Operating in a space funded through voluntary industry contributions has brought scrutiny about GambleAware’s independence. Addressing this required transparent governance, clear operational boundaries and, ultimately, support for a more sustainable statutory funding model – the one we have lobbied for since 2017 that is now resulting in our closure.
For charities working in complex social issues, a question worth asking early is one we asked ourselves: “Are we building something that depends on us, or something that can last after us?”
Many charities operate in sensitive contexts – whether funded by corporate partners, philanthropists with strong views, or government contracts. The experience in these spaces suggests that legitimacy is not static, but requires clarity of purpose and transparent governance.
Equally, progress rarely happens in isolation, with short term, competitive funding often pulling organisations apart. Charities regularly find themselves competing with each other due to uncoordinated action by funders, but aligned commissioning with clear shared goals brings charities together.
The National Gambling Support Network (NGSN), launched in 2023 and made up of 13 third sector providers across the country, is an example of where aligned and informed commissioning can produce results. Over 110,000 people were supported in its first two years, but importantly, a coordinated system was created that has seen a joined-up approach to ensure beneficiaries receive the necessary support throughout their journey.
One of the strongest highlights from our legacy work that supported the NGSN’s formation, is the importance of embedding lived experience at every level – not simply in campaign storytelling, but also in strategy. Co-production is often referenced but less often resourced, so if people affected by an issue are not shaping decisions, blind spots emerge. However, if they are meaningfully involved, credibility and accessibility increase.
As statutory commissioners now take responsibility for research, prevention and treatment, there are both opportunities and risks. Transitions can consolidate progress or unintentionally fragment it if insight and relationships are lost.

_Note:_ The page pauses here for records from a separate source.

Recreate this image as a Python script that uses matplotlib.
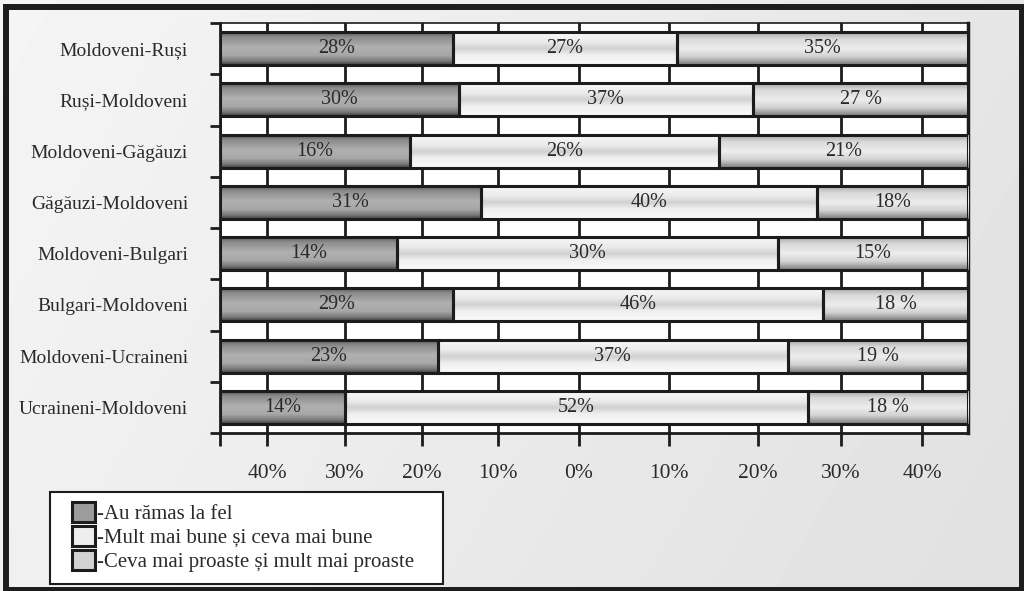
import numpy as np
import matplotlib.pyplot as plt
from matplotlib.patches import Patch, Rectangle

# Date: perechi de grupuri etnice si ponderile raspunsurilor (%)
categorii = ["Moldoveni-Ruși", "Ruși-Moldoveni", "Moldoveni-Găgăuzi", "Găgăuzi-Moldoveni",
             "Moldoveni-Bulgari", "Bulgari-Moldoveni", "Moldoveni-Ucraineni", "Ucraineni-Moldoveni"]
la_fel = [28, 30, 16, 31, 14, 29, 23, 14]
mai_bune = [27, 37, 26, 40, 30, 46, 37, 52]
mai_proaste = [35, 27, 21, 18, 15, 18, 19, 18]
sep_proaste = ["", " ", "", "", "", " ", " ", " "]

serii = ["Au rămas la fel", "Mult mai bune și ceva mai bune",
         "Ceva mai proaste și mult mai proaste"]

# axa de jos: pozitiile liniilor de grila si etichetele lor
pozitii_grila = [6.3, 16.7, 27.0, 37.2, 48.0, 60.0, 71.9, 83.0, 93.9]
etichete_x = ["40%", "30%", "20%", "10%", "0%", "10%", "20%", "30%", "40%"]

# profile de gradient (sus -> jos) pentru fiecare serie
profile = [
    ([0, 0.15, 0.45, 0.7, 0.88, 1], [0.36, 0.55, 0.69, 0.66, 0.48, 0.25]),
    ([0, 0.3, 0.5, 0.7, 1], [0.97, 0.92, 0.82, 0.94, 0.98]),
    ([0, 0.2, 0.5, 0.75, 1], [0.66, 0.85, 0.93, 0.82, 0.48]),
]
culori_legenda = ["#9c9c9c", "#eeeeee", "#d2d2d2"]
negru = "#1c1c1c"
text_col = "#2a2a2a"

plt.rcParams['font.family'] = ['Liberation Serif', 'DejaVu Serif']

fig = plt.figure(figsize=(10.24, 5.91), dpi=100, facecolor='white')

# fundal gri cu gradient usor
bg = fig.add_axes([0, 0, 1, 1], zorder=-10)
bg.axis('off')
X, Y = np.meshgrid(np.linspace(0, 1, 300), np.linspace(0, 1, 150))
fundal = 0.96 - 0.06 * X - 0.02 * Y
bg.imshow(fundal, cmap='gray', vmin=0, vmax=1, extent=(0, 1, 0, 1), aspect='auto')
bg.set_xlim(0, 1)
bg.set_ylim(0, 1)

# chenar exterior
fig.patches.append(Rectangle((6 / 1024, 1 - 590 / 591), 1016 / 1024, 583.5 / 591,
                             transform=fig.transFigure, fill=False, lw=4.3, ec=negru))

ax = fig.add_axes([220 / 1024, 1 - 433 / 591, 748 / 1024, 410 / 591])
ax.set_facecolor('white')

y = np.arange(len(categorii))
tot = np.array(la_fel) + np.array(mai_bune) + np.array(mai_proaste)
valori = [la_fel, mai_bune, mai_proaste]

stanga = np.zeros(len(categorii))
for i, v in enumerate(valori):
    v = np.array(v)
    w = 100 * v / tot
    bare = ax.barh(y, w, left=stanga, height=0.64, facecolor='none',
                   edgecolor=negru, linewidth=2.2, zorder=4)
    t, g = profile[i]
    grad = np.interp(np.linspace(0, 1, 64), t, g)
    img = np.repeat(grad[:, None], 3, axis=1)[:, None, :] * np.ones((1, 2, 1))
    for p in bare.patches:
        x0, y0 = p.get_x(), p.get_y()
        ax.imshow(img, extent=(x0, x0 + p.get_width(), y0 + p.get_height(), y0),
                  origin='upper', aspect='auto', zorder=3, interpolation='bilinear')
    if i == 2:
        etich = [f"{a}{s}%" for a, s in zip(v, sep_proaste)]
    else:
        etich = [f"{a}%" for a in v]
    ax.bar_label(bare, labels=etich, label_type='center', fontsize=14.5, color=text_col)
    stanga = stanga + w

ax.set_xlim(0, 100)
ax.set_ylim(len(categorii) - 0.5, -0.5)

ax.set_xticks([0] + pozitii_grila, [""] + etichete_x)
ax.xaxis.grid(True, color=negru, lw=2)
ax.set_axisbelow(True)
ax.tick_params(axis='x', direction='out', length=9, width=2, pad=13,
               labelsize=15.5, color=negru, labelcolor=text_col)

ax.set_yticks(y, categorii)
ax.set_yticks(np.arange(-0.5, len(categorii)), minor=True)
ax.tick_params(axis='y', which='major', length=0, pad=23, labelsize=14, labelcolor=text_col)
ax.tick_params(axis='y', which='minor', direction='out', length=7, width=2, color=negru)

for nume, lw in [('left', 2), ('bottom', 2), ('right', 2.5), ('top', 1.2)]:
    ax.spines[nume].set_linewidth(lw)
    ax.spines[nume].set_color(negru)

# cadrul legendei
fig.patches.append(Rectangle((50 / 1024, 1 - 584 / 591), 393 / 1024, 92 / 591,
                             transform=fig.transFigure, fc='white', ec=negru, lw=1.5))

handles = [Patch(facecolor=c, edgecolor=negru, linewidth=2.2) for c in culori_legenda]
leg = fig.legend(handles, ["-" + s for s in serii], loc='upper left',
                 bbox_to_anchor=(72 / 1024, 1 - 502 / 591),
                 fontsize=15, frameon=False, borderaxespad=0, borderpad=0,
                 handlelength=1.1, handleheight=1.1, handletextpad=0.12,
                 labelspacing=0.08, labelcolor=text_col)

fig.savefig('out.png', dpi=100)
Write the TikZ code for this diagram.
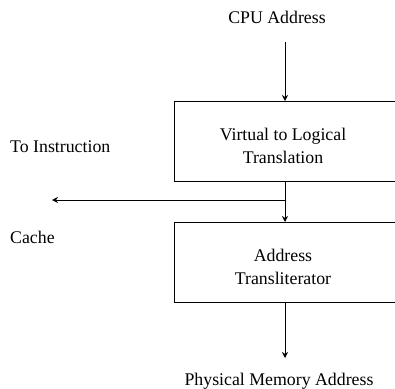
\documentclass[tikz,border=0pt]{standalone}
\usepackage{fontspec}
\setmainfont{Liberation Serif}
\usetikzlibrary{arrows.meta,positioning}
\tikzset{
  >={Stealth[length=6pt,width=6pt]},
  blk/.style={rectangle, draw=black, line width=0.9pt, minimum height=80pt,
              minimum width=260pt, anchor=north west, inner sep=0pt},
  lbl/.style={align=center, font=\fontsize{17.8}{23.5}\selectfont, inner sep=0pt},
  side/.style={anchor=west, font=\fontsize{17.8}{23.5}\selectfont, inner sep=0pt},
  line/.style={draw, line width=0.8pt, ->}
}
\begin{document}
\begin{tikzpicture}[x=1pt,y=-1pt]
\useasboundingbox (0,0) rectangle (395,388);
% boxes run off the right edge of the page
\node[blk] (virt) at (174,101) {};
\node[blk] (xlit) at (174,222) {};
\node[lbl] (virttxt) at (283,146) {Virtual to Logical\\Translation};
\node[lbl] (xlittxt) at (283,267) {Address\\Transliterator};
% texts
\node[lbl] (cpu) at (277,17) {CPU Address};
\node[lbl] (phys) at (279,381) {Physical Memory Address};
\node[side] (toinst) at (10,147) {To Instruction};
\node[side] (cache) at (10,237) {Cache};
% free ends
\coordinate (cpuend) at (285,42);
\coordinate (split) at (285,200);
\coordinate (icache) at (52,200);
\coordinate (physend) at (285,358);
% connectors
\path[line] (cpuend) -- (cpuend |- virt.north);
\path[line] (cpuend |- virt.south) -- (cpuend |- xlit.north);
\path[line] (split) -- (icache);
\path[line] (cpuend |- xlit.south) -- (physend);
\end{tikzpicture}
\end{document}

Our legacy report is not intended as a retrospective celebration, but is an attempt to capture what it takes to build a credible, inclusive and evidence-led system in a complex space.
Those highlights are not unique to gambling harms, and are relevant to any charity seeking impact at scale.
In conclusion, when charities focus on strengthening the whole ecosystem – even when that ultimately means redesigning their own role within it – the impact can last long after the organisation itself steps aside.